Researchers want tissue samples from body
NEW WILMINGTON, Pa. -- The Egyptian mummy at Westminster College could help solve a medical mystery.
Pesed, a small female mummy appearing to be about 4 feet tall, now rests in a glass case in Westminster's Mack Science Library and could be part of a worldwide study of the evolution of a parasitic disease called schistosomiasis, also known as Bilharzia.
British medical researchers have asked to come and examine her and possibly take tissue samples, said Samuel Farmerie, curator of cultural artifacts for the college.
The college cultural artifacts advisory committee is still considering the request, he said.
The tissue samples would go to the Mummy Tissue Bank at the Manchester (England) Museum, which already has tissue samples from about 2,000 mummies.
Significance: The disease affected people in ancient Egypt and is believed to infect as many as 200 million to 300 million people today in 79 countries.
It affects about 20 percent of the population in Egypt, according to Medical Services Corp.
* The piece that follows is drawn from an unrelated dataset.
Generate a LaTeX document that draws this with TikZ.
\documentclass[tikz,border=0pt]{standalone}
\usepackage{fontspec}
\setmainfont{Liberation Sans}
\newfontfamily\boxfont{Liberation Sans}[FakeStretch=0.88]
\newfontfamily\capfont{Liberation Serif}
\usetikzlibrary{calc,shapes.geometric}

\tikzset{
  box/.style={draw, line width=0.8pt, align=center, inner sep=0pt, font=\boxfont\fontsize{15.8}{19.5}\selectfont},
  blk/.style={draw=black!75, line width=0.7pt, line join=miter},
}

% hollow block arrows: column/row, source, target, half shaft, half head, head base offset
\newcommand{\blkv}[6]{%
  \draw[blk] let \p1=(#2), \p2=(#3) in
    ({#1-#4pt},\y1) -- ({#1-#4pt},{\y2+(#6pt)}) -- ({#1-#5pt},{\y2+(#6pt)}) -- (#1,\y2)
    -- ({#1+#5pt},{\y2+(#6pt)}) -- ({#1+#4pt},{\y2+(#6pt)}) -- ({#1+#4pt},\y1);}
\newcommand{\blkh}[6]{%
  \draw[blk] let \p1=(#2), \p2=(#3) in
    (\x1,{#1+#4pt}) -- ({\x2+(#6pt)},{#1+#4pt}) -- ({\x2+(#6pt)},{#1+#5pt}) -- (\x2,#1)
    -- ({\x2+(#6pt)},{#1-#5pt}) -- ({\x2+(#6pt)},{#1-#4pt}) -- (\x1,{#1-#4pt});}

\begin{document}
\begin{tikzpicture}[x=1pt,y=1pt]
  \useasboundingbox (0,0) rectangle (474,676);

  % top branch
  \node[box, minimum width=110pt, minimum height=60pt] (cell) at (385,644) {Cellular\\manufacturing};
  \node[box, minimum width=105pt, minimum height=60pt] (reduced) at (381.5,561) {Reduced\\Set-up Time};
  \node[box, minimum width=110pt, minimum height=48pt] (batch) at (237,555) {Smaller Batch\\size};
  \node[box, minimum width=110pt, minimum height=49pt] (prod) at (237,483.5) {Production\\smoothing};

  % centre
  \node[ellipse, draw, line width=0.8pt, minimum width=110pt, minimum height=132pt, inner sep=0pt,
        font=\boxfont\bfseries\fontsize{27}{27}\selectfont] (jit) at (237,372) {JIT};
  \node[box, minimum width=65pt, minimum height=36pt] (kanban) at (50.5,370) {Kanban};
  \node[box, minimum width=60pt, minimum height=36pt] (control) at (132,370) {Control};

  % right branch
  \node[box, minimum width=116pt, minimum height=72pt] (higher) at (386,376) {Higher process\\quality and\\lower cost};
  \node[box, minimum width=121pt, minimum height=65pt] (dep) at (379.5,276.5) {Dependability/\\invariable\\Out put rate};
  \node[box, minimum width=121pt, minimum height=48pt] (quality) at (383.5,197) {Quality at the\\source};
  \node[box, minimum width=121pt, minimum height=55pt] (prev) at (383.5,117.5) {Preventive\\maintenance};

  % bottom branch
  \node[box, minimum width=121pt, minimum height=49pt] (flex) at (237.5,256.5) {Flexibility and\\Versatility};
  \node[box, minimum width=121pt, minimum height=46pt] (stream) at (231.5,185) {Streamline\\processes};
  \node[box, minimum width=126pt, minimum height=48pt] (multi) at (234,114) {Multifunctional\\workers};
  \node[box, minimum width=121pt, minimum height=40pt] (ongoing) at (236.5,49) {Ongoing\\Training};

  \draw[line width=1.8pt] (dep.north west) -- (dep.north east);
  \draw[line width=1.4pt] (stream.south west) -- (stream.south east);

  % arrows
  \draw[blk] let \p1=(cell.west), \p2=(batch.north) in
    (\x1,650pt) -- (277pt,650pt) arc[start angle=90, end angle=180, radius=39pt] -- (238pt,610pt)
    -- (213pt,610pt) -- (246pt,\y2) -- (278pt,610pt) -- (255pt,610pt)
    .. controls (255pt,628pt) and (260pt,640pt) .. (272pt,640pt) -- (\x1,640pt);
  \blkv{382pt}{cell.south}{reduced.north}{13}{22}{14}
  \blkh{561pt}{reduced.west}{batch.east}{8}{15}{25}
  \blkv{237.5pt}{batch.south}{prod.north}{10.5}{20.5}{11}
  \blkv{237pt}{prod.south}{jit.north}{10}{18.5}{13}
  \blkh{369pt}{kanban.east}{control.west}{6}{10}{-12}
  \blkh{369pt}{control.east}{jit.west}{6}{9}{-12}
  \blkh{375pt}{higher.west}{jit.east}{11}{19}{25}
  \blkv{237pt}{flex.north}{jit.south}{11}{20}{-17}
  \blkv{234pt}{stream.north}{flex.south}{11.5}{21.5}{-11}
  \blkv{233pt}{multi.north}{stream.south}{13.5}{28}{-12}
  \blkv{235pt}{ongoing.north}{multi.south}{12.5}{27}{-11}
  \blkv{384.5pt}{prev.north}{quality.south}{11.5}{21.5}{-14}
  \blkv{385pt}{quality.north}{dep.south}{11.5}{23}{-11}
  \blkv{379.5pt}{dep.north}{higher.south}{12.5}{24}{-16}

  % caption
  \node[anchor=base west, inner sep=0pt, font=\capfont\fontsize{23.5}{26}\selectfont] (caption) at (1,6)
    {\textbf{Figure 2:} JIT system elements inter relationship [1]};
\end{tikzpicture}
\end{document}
International, an Arlington, Va., company that is involved in a joint study of the disease with Manchester researchers.
While it's not fatal, schistosomiasis does affect the liver, spleen and heart and can lead to complications that eventually become fatal.
The MSCI web site says the disease is transmitted to humans when they enter water contaminated with infected freshwater snails, which serve as intermediate hosts of the parasite.
Researchers at the Egyptian Mummy Tissue Bank are checking to see how the disease has evolved over the centuries, which might hold a clue to its cure.
They won't know if Pesed was infected with schistosomiasis until tissue is taken from her liver.
Farmerie said if the process is too invasive, the college would not allow the researchers to take the tissues. It's not clear how they enter the mummy's body to get the tissues.
Mistreatment: Farmerie said special care has been given to the mummy since 1985 when student Susan Grandy Graff, an Egyptian history buff, started a fund-raising campaign to have Pesed cleaned and properly encased.
Before that time, Pesed had suffered from years of neglect and was being stored in a closet. Names and graduation years from students from the early 1900s are carved into her coffin and her head was cut off sometime in the 1930s.